→ **GIVEN MATERIAL**:
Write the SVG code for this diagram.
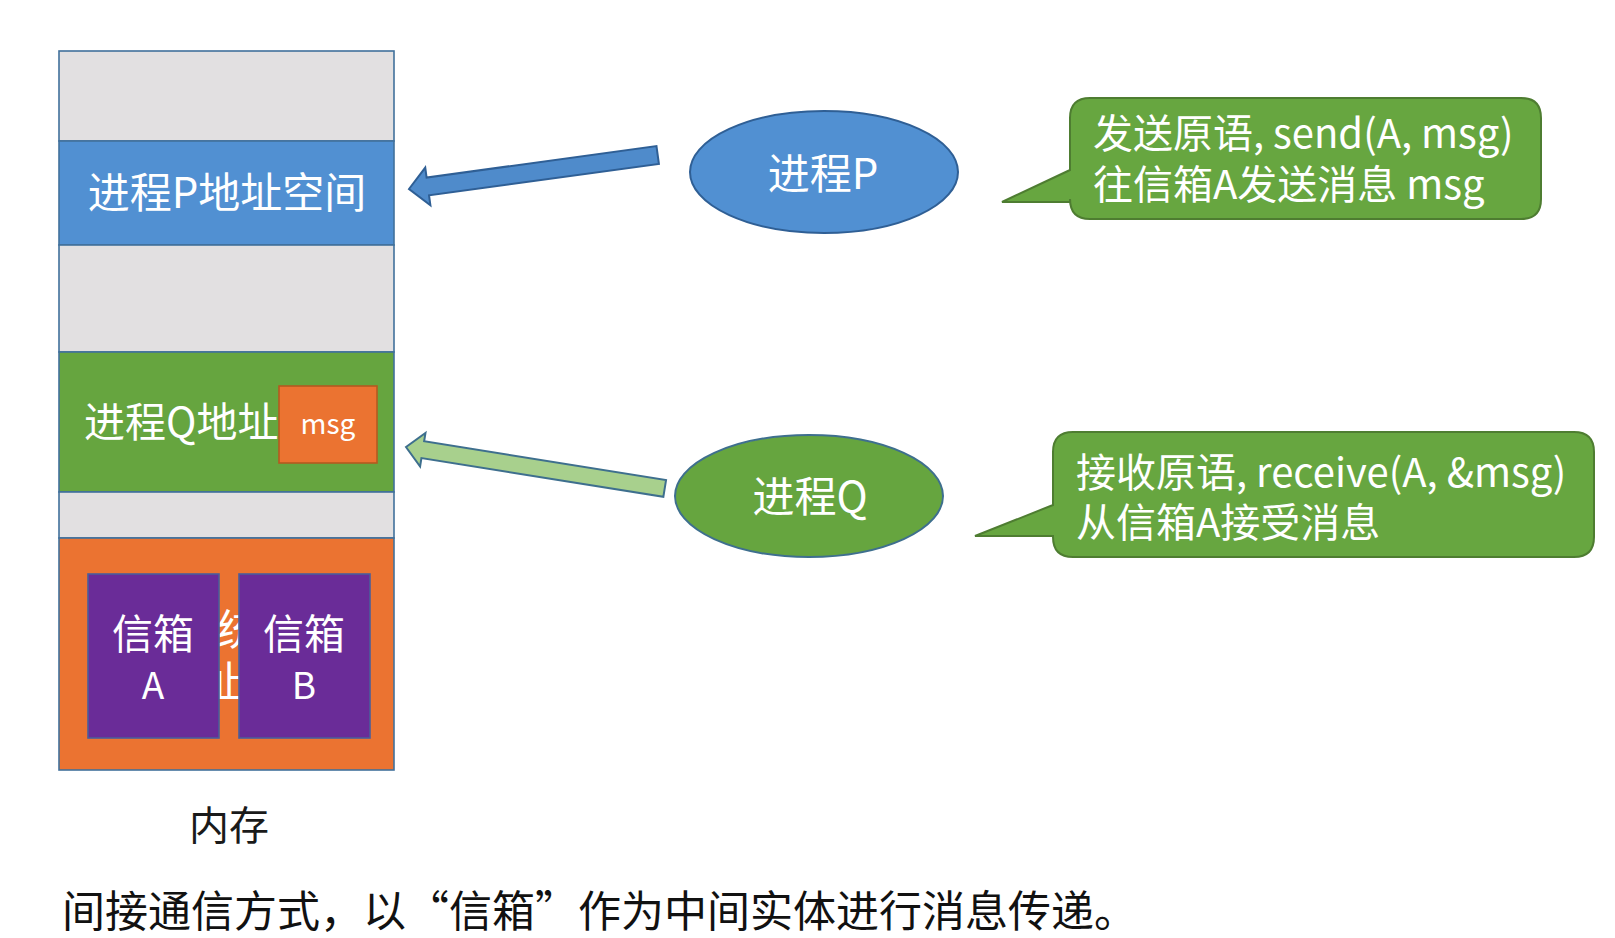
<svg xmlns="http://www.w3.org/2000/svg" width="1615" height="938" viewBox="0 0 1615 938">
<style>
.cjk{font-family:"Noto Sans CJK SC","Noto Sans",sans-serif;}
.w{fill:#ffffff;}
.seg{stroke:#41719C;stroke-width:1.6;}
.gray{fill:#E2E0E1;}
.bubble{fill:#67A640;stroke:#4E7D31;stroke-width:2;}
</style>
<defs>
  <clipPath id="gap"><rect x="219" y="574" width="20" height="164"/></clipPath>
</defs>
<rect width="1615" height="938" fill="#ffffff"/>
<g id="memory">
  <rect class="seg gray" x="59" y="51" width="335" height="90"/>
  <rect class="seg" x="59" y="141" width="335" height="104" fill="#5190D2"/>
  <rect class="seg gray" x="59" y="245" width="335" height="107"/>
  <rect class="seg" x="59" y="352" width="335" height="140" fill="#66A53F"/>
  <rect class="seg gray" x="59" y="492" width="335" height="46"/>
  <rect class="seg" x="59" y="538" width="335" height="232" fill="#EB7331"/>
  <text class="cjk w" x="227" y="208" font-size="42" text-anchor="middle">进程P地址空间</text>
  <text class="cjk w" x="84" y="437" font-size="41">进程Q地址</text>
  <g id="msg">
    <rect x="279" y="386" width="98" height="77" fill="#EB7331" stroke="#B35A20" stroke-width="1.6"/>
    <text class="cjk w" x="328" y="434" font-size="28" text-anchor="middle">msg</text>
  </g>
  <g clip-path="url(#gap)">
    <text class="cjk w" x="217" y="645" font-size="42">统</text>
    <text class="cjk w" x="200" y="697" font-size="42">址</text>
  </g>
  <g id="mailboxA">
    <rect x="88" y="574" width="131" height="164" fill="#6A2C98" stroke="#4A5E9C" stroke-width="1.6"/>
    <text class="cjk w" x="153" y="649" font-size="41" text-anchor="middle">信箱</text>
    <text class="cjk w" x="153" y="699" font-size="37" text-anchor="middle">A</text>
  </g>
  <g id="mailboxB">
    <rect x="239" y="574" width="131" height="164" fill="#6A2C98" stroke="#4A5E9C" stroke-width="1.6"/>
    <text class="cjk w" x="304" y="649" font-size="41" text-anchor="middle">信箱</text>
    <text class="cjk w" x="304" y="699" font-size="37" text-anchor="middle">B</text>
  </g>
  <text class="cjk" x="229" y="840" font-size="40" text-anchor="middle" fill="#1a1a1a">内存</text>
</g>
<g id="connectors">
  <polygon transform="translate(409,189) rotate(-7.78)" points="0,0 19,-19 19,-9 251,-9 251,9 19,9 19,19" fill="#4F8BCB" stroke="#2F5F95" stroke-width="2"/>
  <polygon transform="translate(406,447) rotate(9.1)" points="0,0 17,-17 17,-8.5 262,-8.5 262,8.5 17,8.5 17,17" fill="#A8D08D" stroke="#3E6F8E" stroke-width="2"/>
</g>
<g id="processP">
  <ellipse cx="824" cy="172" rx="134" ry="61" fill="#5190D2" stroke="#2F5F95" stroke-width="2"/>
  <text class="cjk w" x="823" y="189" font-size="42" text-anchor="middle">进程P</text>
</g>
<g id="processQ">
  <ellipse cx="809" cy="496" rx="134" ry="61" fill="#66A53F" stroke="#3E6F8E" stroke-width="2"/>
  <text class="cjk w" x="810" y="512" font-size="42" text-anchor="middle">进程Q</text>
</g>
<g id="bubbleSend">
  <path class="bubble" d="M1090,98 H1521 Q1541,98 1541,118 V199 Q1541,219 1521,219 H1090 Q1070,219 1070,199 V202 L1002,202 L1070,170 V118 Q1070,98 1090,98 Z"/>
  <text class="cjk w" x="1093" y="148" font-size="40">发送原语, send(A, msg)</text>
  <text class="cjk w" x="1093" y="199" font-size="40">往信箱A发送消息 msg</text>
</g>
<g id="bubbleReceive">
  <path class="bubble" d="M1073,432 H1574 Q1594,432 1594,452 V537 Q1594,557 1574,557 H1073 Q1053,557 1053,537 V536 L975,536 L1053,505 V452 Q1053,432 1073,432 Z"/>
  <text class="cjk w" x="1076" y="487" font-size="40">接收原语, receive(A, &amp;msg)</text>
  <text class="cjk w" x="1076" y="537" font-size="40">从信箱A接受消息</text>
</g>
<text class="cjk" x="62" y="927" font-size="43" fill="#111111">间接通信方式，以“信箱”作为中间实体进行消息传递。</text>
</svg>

→ **DIRECTIVE**:
Restate the data above word for word. Do not include the images.

→ **FINAL ANSWER**:
Write the SVG code for this diagram.
<svg xmlns="http://www.w3.org/2000/svg" width="1615" height="938" viewBox="0 0 1615 938">
<style>
.cjk{font-family:"Noto Sans CJK SC","Noto Sans",sans-serif;}
.w{fill:#ffffff;}
.seg{stroke:#41719C;stroke-width:1.6;}
.gray{fill:#E2E0E1;}
.bubble{fill:#67A640;stroke:#4E7D31;stroke-width:2;}
</style>
<defs>
  <clipPath id="gap"><rect x="219" y="574" width="20" height="164"/></clipPath>
</defs>
<rect width="1615" height="938" fill="#ffffff"/>
<g id="memory">
  <rect class="seg gray" x="59" y="51" width="335" height="90"/>
  <rect class="seg" x="59" y="141" width="335" height="104" fill="#5190D2"/>
  <rect class="seg gray" x="59" y="245" width="335" height="107"/>
  <rect class="seg" x="59" y="352" width="335" height="140" fill="#66A53F"/>
  <rect class="seg gray" x="59" y="492" width="335" height="46"/>
  <rect class="seg" x="59" y="538" width="335" height="232" fill="#EB7331"/>
  <text class="cjk w" x="227" y="208" font-size="42" text-anchor="middle">进程P地址空间</text>
  <text class="cjk w" x="84" y="437" font-size="41">进程Q地址</text>
  <g id="msg">
    <rect x="279" y="386" width="98" height="77" fill="#EB7331" stroke="#B35A20" stroke-width="1.6"/>
    <text class="cjk w" x="328" y="434" font-size="28" text-anchor="middle">msg</text>
  </g>
  <g clip-path="url(#gap)">
    <text class="cjk w" x="217" y="645" font-size="42">统</text>
    <text class="cjk w" x="200" y="697" font-size="42">址</text>
  </g>
  <g id="mailboxA">
    <rect x="88" y="574" width="131" height="164" fill="#6A2C98" stroke="#4A5E9C" stroke-width="1.6"/>
    <text class="cjk w" x="153" y="649" font-size="41" text-anchor="middle">信箱</text>
    <text class="cjk w" x="153" y="699" font-size="37" text-anchor="middle">A</text>
  </g>
  <g id="mailboxB">
    <rect x="239" y="574" width="131" height="164" fill="#6A2C98" stroke="#4A5E9C" stroke-width="1.6"/>
    <text class="cjk w" x="304" y="649" font-size="41" text-anchor="middle">信箱</text>
    <text class="cjk w" x="304" y="699" font-size="37" text-anchor="middle">B</text>
  </g>
  <text class="cjk" x="229" y="840" font-size="40" text-anchor="middle" fill="#1a1a1a">内存</text>
</g>
<g id="connectors">
  <polygon transform="translate(409,189) rotate(-7.78)" points="0,0 19,-19 19,-9 251,-9 251,9 19,9 19,19" fill="#4F8BCB" stroke="#2F5F95" stroke-width="2"/>
  <polygon transform="translate(406,447) rotate(9.1)" points="0,0 17,-17 17,-8.5 262,-8.5 262,8.5 17,8.5 17,17" fill="#A8D08D" stroke="#3E6F8E" stroke-width="2"/>
</g>
<g id="processP">
  <ellipse cx="824" cy="172" rx="134" ry="61" fill="#5190D2" stroke="#2F5F95" stroke-width="2"/>
  <text class="cjk w" x="823" y="189" font-size="42" text-anchor="middle">进程P</text>
</g>
<g id="processQ">
  <ellipse cx="809" cy="496" rx="134" ry="61" fill="#66A53F" stroke="#3E6F8E" stroke-width="2"/>
  <text class="cjk w" x="810" y="512" font-size="42" text-anchor="middle">进程Q</text>
</g>
<g id="bubbleSend">
  <path class="bubble" d="M1090,98 H1521 Q1541,98 1541,118 V199 Q1541,219 1521,219 H1090 Q1070,219 1070,199 V202 L1002,202 L1070,170 V118 Q1070,98 1090,98 Z"/>
  <text class="cjk w" x="1093" y="148" font-size="40">发送原语, send(A, msg)</text>
  <text class="cjk w" x="1093" y="199" font-size="40">往信箱A发送消息 msg</text>
</g>
<g id="bubbleReceive">
  <path class="bubble" d="M1073,432 H1574 Q1594,432 1594,452 V537 Q1594,557 1574,557 H1073 Q1053,557 1053,537 V536 L975,536 L1053,505 V452 Q1053,432 1073,432 Z"/>
  <text class="cjk w" x="1076" y="487" font-size="40">接收原语, receive(A, &amp;msg)</text>
  <text class="cjk w" x="1076" y="537" font-size="40">从信箱A接受消息</text>
</g>
<text class="cjk" x="62" y="927" font-size="43" fill="#111111">间接通信方式，以“信箱”作为中间实体进行消息传递。</text>
</svg>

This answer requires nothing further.